The water industry seems to be doing pretty well; people are buying expensive brands in shaped glass bottles and now the UK is getting its first water bar, right in that bastion of luxury, Selfridges. This is not the world's first water bar, and others have been helped by self-styled water sommelier, Martin Reis.

Of course, the idea of luxury water can take people aback. Here is something that quite literally falls from the sky but that someone decides to package and give a nice, little price tag. So is there anything to it?

To try and learn the truth, we set up a blind taste test with a number of willing IBTimes UK journalists. We had one main question to answer: could they tell which of the seven waters came from our simple, office tap?

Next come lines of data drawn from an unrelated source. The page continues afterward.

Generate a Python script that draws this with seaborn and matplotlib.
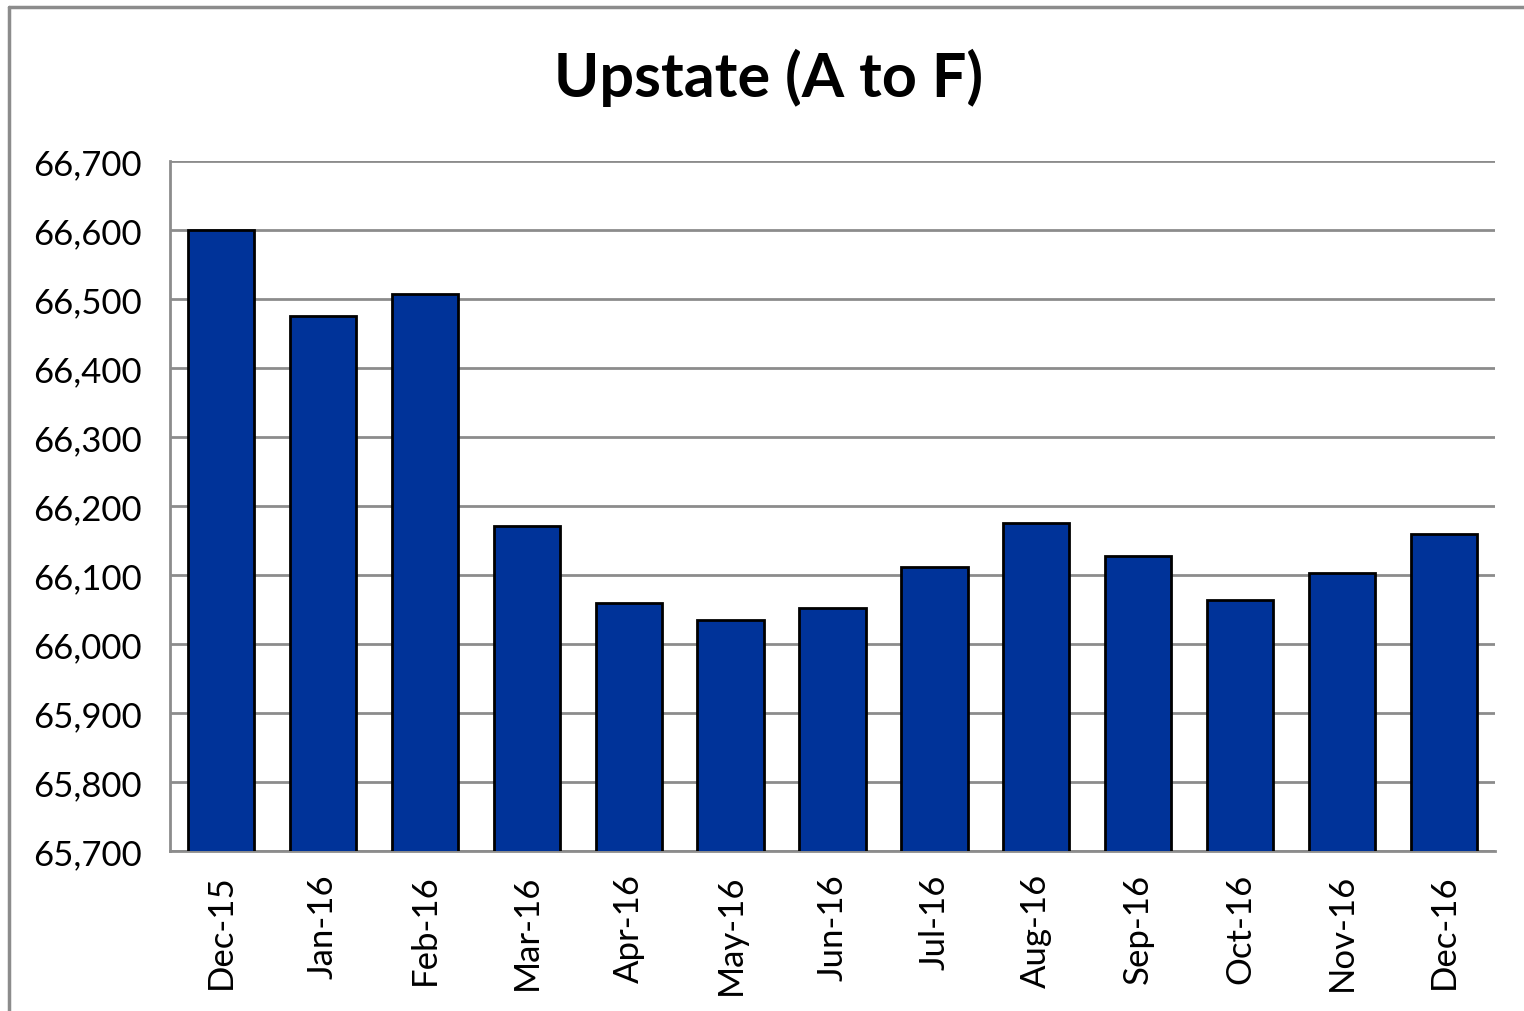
import matplotlib.pyplot as plt
import matplotlib.ticker as mticker
from matplotlib.lines import Line2D
import pandas as pd
import seaborn as sns

months = ["Dec-15", "Jan-16", "Feb-16", "Mar-16", "Apr-16", "May-16", "Jun-16",
          "Jul-16", "Aug-16", "Sep-16", "Oct-16", "Nov-16", "Dec-16"]
values = [66600, 66475, 66507, 66171, 66059, 66035, 66052,
          66112, 66175, 66128, 66064, 66103, 66159]
y_ticks = list(range(65700, 66701, 100))

sns.set_style("white")
plt.rcParams['font.family'] = ['Lato', 'DejaVu Sans']
plt.rcParams['text.color'] = 'black'
plt.rcParams['xtick.color'] = 'black'
plt.rcParams['ytick.color'] = 'black'

df = pd.DataFrame({"month": months, "value": values})

fig = plt.figure(figsize=(15.24, 10.12), dpi=100)
ax = fig.add_axes([170 / 1524, 1 - 852 / 1012, (1495 - 170) / 1524, (852 - 162) / 1012])

sns.barplot(data=df, x="month", y="value", color="#003399", saturation=1,
            width=0.65, edgecolor="black", linewidth=2, ax=ax, zorder=3)

ax.set_ylim(65700, 66700)
ax.set_xlim(-0.5, len(months) - 0.5)
ax.set_yticks(y_ticks)
ax.yaxis.set_major_formatter(mticker.FuncFormatter(lambda v, p: f"{int(v):,}"))
ax.yaxis.grid(True, color="#8c8c8c", linewidth=2, zorder=0)
ax.set_axisbelow(True)
ax.set_xlabel("")
ax.set_ylabel("")

for side in ["top", "right"]:
    ax.spines[side].set_visible(False)
for side in ["left", "bottom"]:
    ax.spines[side].set_color("#8c8c8c")
    ax.spines[side].set_linewidth(2)

ax.tick_params(axis="y", labelsize=25, length=12, width=2, color="#8c8c8c",
               labelcolor="black", direction="out", pad=8)
ax.tick_params(axis="x", labelsize=25, length=0, pad=16, labelrotation=90, labelcolor="black")
# tick marks between categories on x axis
ax.set_xticks([i - 0.5 for i in range(len(months) + 1)], minor=True)
ax.tick_params(axis="x", which="minor", length=10, width=2, color="#8c8c8c", direction="out")

fig.suptitle("Upstate (A to F)", fontsize=44, fontweight="bold", color="black",
             x=769 / 1524, y=1 - 78 / 1012, va="center")

# chart frame: only the top and left edges show in the reference
fig.add_artist(Line2D([9 / 1524, 9 / 1524], [0, 1 - 8 / 1012], transform=fig.transFigure,
                      color="#8c8c8c", linewidth=2.5))
fig.add_artist(Line2D([9 / 1524, 1], [1 - 8 / 1012, 1 - 8 / 1012], transform=fig.transFigure,
                      color="#8c8c8c", linewidth=2.5))

fig.savefig("out.png", dpi=100)
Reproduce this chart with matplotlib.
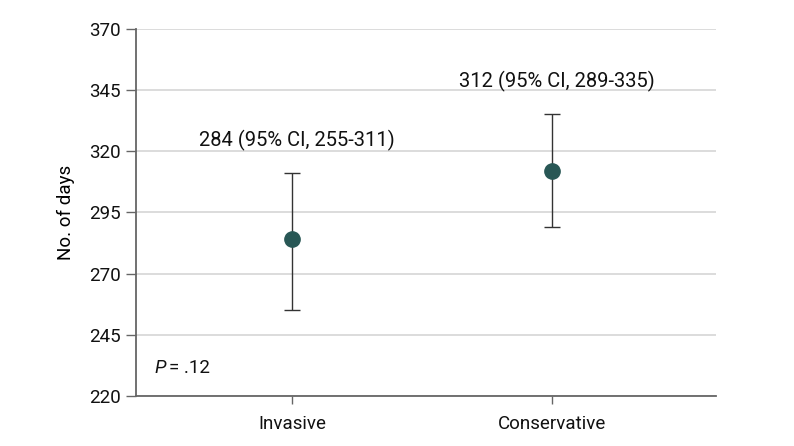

The answer was an astounding 'not really'; only one managed to correctly select the tap water, but some patterns were noticeable. Voss, known for its elegant, tall glass bottle and the most expensive of our bottled selection, was generally ignored or disliked, similarly for the well-known Fiji water. Aquacai, said to be from Panamanian rainforests and endorsed by worldly celebs like Bear Grylls, was often picked as a favourite; as was the binchōtan charcoal filtered water – this is still tap water, but kept in a special container with a piece of binchōtan charcoal that is said to filter the liquid.

One brilliant participant chose the water she said was her favourite as the one she thought was tap; suggesting that, for some, branding might play a more important part than any real difference in the water.

As tongue in cheek as our experiment was, the one conclusion we can take is that the price of the water did not seem to have any effect on whether our participants preferred what they were drinking. That, or the IBTimes UK office tap is connected to particularly refreshing mountain spring. Who knows?